▶ [Stored rows]:
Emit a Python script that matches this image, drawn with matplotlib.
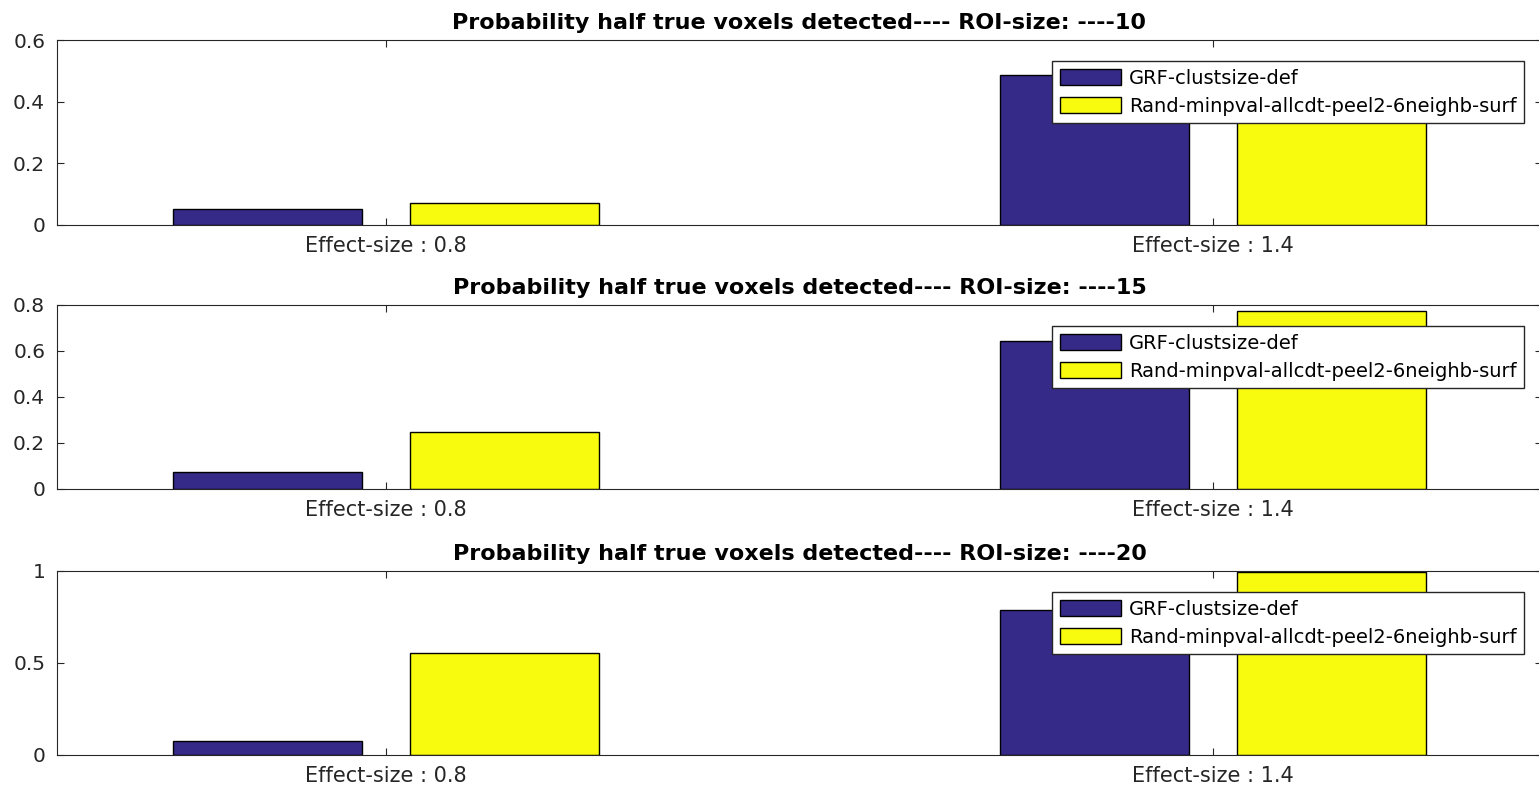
import numpy as np
import matplotlib
matplotlib.use("Agg")
import matplotlib.pyplot as plt
from matplotlib.ticker import FuncFormatter

# values
roi_sizes = [10, 15, 20]
effect_labels = ["Effect-size : 0.8", "Effect-size : 1.4"]
series_names = ["GRF-clustsize-def", "Rand-minpval-allcdt-peel2-6neighb-surf"]
grf_vals = [[0.053, 0.486], [0.072, 0.645], [0.074, 0.790]]
rand_vals = [[0.071, 0.520], [0.246, 0.775], [0.556, 0.993]]
ylims = [0.6, 0.8, 1.0]
yticks = [[0, 0.2, 0.4, 0.6], [0, 0.2, 0.4, 0.6, 0.8], [0, 0.5, 1]]

blue = "#352A87"
yellow = "#F9FB0E"
dark = "#262626"

W, H = 1539, 786
fig = plt.figure(figsize=(W / 100, H / 100), dpi=100)

# axes boxes in pixels: (top, bottom); x from 57 to 1542 (right spine falls just outside)
boxes = [(40, 225), (305, 489), (571, 755)]
x_left, x_right = 57, 1542

x = np.arange(len(effect_labels))
offset = 0.143
width = 0.2285

for i, (top, bot) in enumerate(boxes):
    ax = fig.add_axes([x_left / W, 1 - bot / H, (x_right - x_left) / W, (bot - top) / H])
    ax.bar(x - offset, grf_vals[i], width, color=blue, edgecolor="black", linewidth=1.0,
           label=series_names[0])
    ax.bar(x + offset, rand_vals[i], width, color=yellow, edgecolor="black", linewidth=1.0,
           label=series_names[1])
    ax.set_xlim(-0.398, 1.398)
    ax.set_ylim(0, ylims[i])
    ax.set_yticks(yticks[i])
    ax.yaxis.set_major_formatter(FuncFormatter(lambda v, p: f"{v:g}"))
    ax.set_xticks(x)
    ax.set_xticklabels(effect_labels)
    ax.tick_params(direction="in", length=5, width=0.8, colors=dark, labelsize=14.5,
                   top=True, right=True)
    ax.tick_params(axis="x", labelsize=15, pad=8)
    ax.tick_params(axis="y", pad=8.5)
    for s in ax.spines.values():
        s.set_color(dark)
        s.set_linewidth(0.8)
    ax.set_title(f"Probability half true voxels detected---- ROI-size: ----{roi_sizes[i]}",
                 fontsize=16, fontweight="bold", color="black", pad=8)
    ax.legend(loc="upper right", bbox_to_anchor=(0.988, 1 - 21 / (bot - top)),
              borderaxespad=0, fontsize=14, frameon=True, fancybox=False, framealpha=1,
              edgecolor=dark, handlelength=3.15, handleheight=0.93, handletextpad=0.4,
              labelspacing=0.45, borderpad=0.4)

fig.savefig("out.png", dpi=100)
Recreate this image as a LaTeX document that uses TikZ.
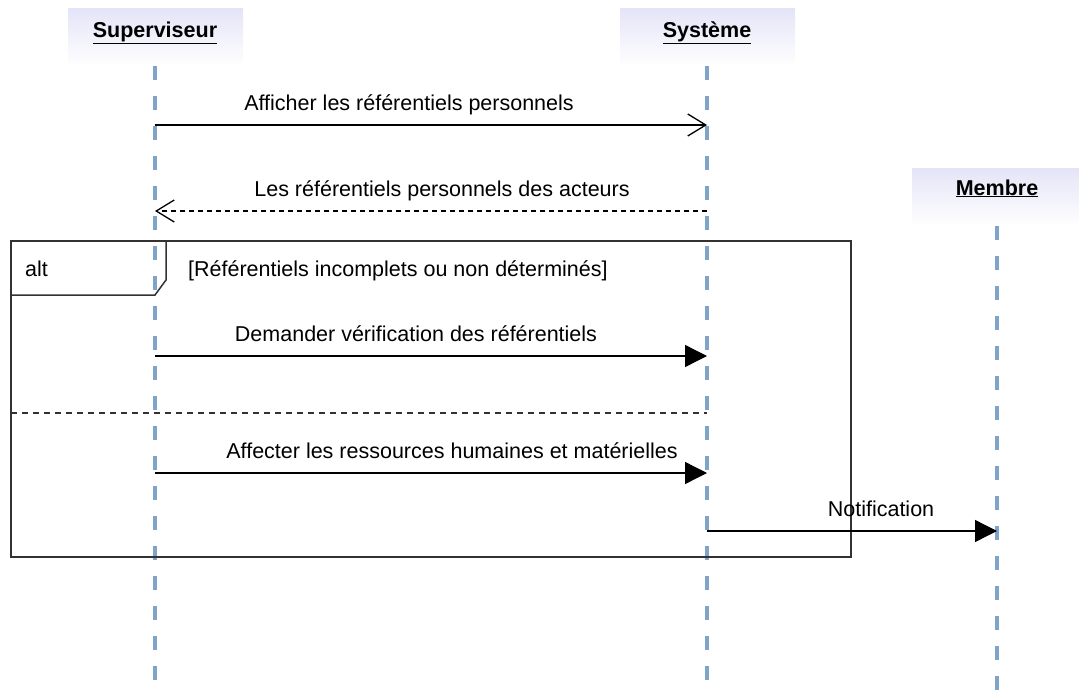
\documentclass[tikz,border=0pt]{standalone}
\usepackage{fontspec}
\setmainfont{Liberation Sans}
\usetikzlibrary{arrows.meta}
\definecolor{hd}{RGB}{228,228,248}
\definecolor{lifec}{RGB}{128,163,200}
\definecolor{framec}{RGB}{50,50,50}
\begin{document}
\begin{tikzpicture}[x=1pt,y=-1pt,
  head/.style={minimum width=175pt,minimum height=58pt,top color=hd,bottom color=white,draw=none,inner sep=0pt},
  headtxt/.style={font=\fontsize{21.5}{24}\selectfont\bfseries,inner sep=0pt,anchor=base},
  life/.style={draw=lifec,line width=4pt,dash pattern=on 14pt off 16pt},
  msg/.style={line width=1.3pt,draw=black},
  openarr/.style={-{Straight Barb[length=18pt,width=22pt,line width=1.3pt]}},
  fillarr/.style={-{Triangle[length=22pt,width=22pt]}},
  lbl/.style={font=\fontsize{21.5}{24}\selectfont,inner sep=0pt,anchor=base},
  frame/.style={draw=framec,line width=1.5pt}
]
\useasboundingbox (0,0) rectangle (1079,696);

% headers
\node[head] (supbox) at (155.5,37) {};
\node[head] (sysbox) at (707.5,37) {};
\node[head,minimum width=170pt] (membox) at (997,197) {};
\node[headtxt] (suptxt) at (155,37) {\underline{Superviseur}};
\node[headtxt] (systxt) at (707,37) {\underline{Système}};
\node[headtxt] (memtxt) at (997,195) {\underline{Membre}};

% lifelines
\coordinate (supend) at (155,700);
\coordinate (sysend) at (707,700);
\coordinate (memend) at (997,700);
\draw[life] (155,66) -- (supend);
\draw[life] (707,66) -- (sysend);
\draw[life] (997,226) -- (memend);

% message points
\coordinate (s1) at (155,125); \coordinate (y1) at (707,125);
\coordinate (s2) at (155,211); \coordinate (y2) at (707,211);
\coordinate (s3) at (155,356); \coordinate (y3) at (707,356);
\coordinate (s4) at (155,473); \coordinate (y4) at (707,473);
\coordinate (y5) at (707,531); \coordinate (m5) at (997,531);

% alt frame
\coordinate (fa) at (11,241); \coordinate (fb) at (851,557);
\draw[frame] (fa) rectangle (fb);
\draw[frame] (11,295) -- (155,295) -- (166,280) -- (166,241);
\node[lbl,anchor=base west] (alt) at (25,276) {alt};
\node[lbl,anchor=base west] (guard) at (188,276) {[Référentiels incomplets ou non déterminés]};
\coordinate (sepa) at (11,413); \coordinate (sepb) at (707,413);
\draw[draw=framec,line width=1.5pt,dash pattern=on 6pt off 5pt] (sepa) -- (sepb);

% messages
\draw[msg,openarr] (s1) -- (y1);
\node[lbl] (l1) at (409,110) {Afficher les référentiels personnels};
\draw[msg,openarr,dash pattern=on 5pt off 4pt] (y2) -- (s2);
\node[lbl] (l2) at (442,196) {Les référentiels personnels des acteurs};
\draw[msg,fillarr] (s3) -- (y3);
\node[lbl] (l3) at (416,341) {Demander vérification des référentiels};
\draw[msg,fillarr] (s4) -- (y4);
\node[lbl] (l4) at (452,458) {Affecter les ressources humaines et matérielles};
\draw[msg,fillarr] (y5) -- (m5);
\node[lbl] (l5) at (881,516) {Notification};
\end{tikzpicture}
\end{document}
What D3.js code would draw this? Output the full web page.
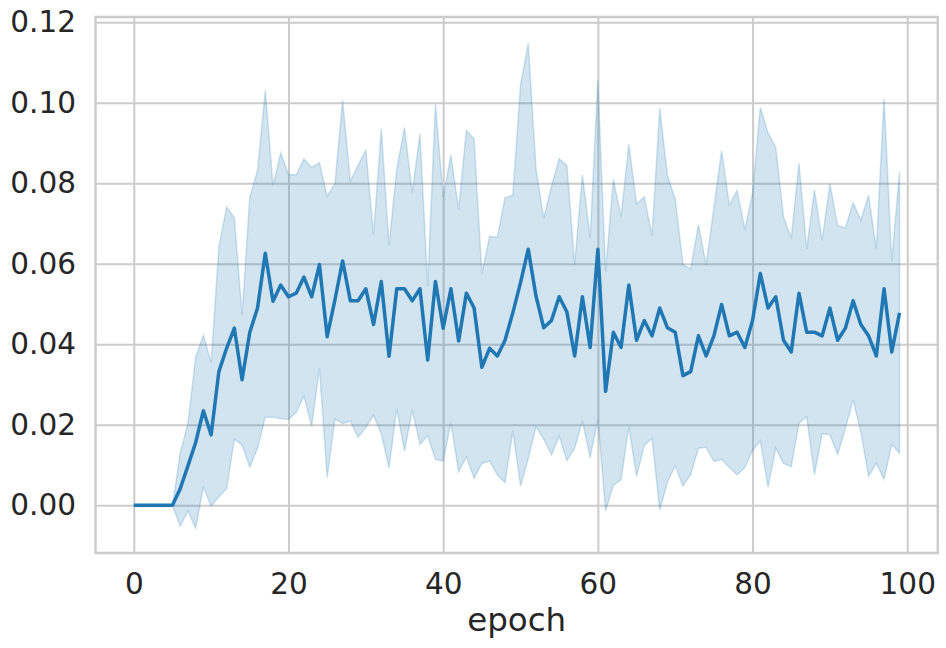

▶ [Work to complete]:
The lines to reproduce run from the one above containing "Recreate this image" through the one containing "(memtxt) at (997,195)". Copy them exactly and leave out all pictures.

▶ [Answer in full]:
Recreate this image as a LaTeX document that uses TikZ.
\documentclass[tikz,border=0pt]{standalone}
\usepackage{fontspec}
\setmainfont{Liberation Sans}
\usetikzlibrary{arrows.meta}
\definecolor{hd}{RGB}{228,228,248}
\definecolor{lifec}{RGB}{128,163,200}
\definecolor{framec}{RGB}{50,50,50}
\begin{document}
\begin{tikzpicture}[x=1pt,y=-1pt,
  head/.style={minimum width=175pt,minimum height=58pt,top color=hd,bottom color=white,draw=none,inner sep=0pt},
  headtxt/.style={font=\fontsize{21.5}{24}\selectfont\bfseries,inner sep=0pt,anchor=base},
  life/.style={draw=lifec,line width=4pt,dash pattern=on 14pt off 16pt},
  msg/.style={line width=1.3pt,draw=black},
  openarr/.style={-{Straight Barb[length=18pt,width=22pt,line width=1.3pt]}},
  fillarr/.style={-{Triangle[length=22pt,width=22pt]}},
  lbl/.style={font=\fontsize{21.5}{24}\selectfont,inner sep=0pt,anchor=base},
  frame/.style={draw=framec,line width=1.5pt}
]
\useasboundingbox (0,0) rectangle (1079,696);

% headers
\node[head] (supbox) at (155.5,37) {};
\node[head] (sysbox) at (707.5,37) {};
\node[head,minimum width=170pt] (membox) at (997,197) {};
\node[headtxt] (suptxt) at (155,37) {\underline{Superviseur}};
\node[headtxt] (systxt) at (707,37) {\underline{Système}};
\node[headtxt] (memtxt) at (997,195) {\underline{Membre}};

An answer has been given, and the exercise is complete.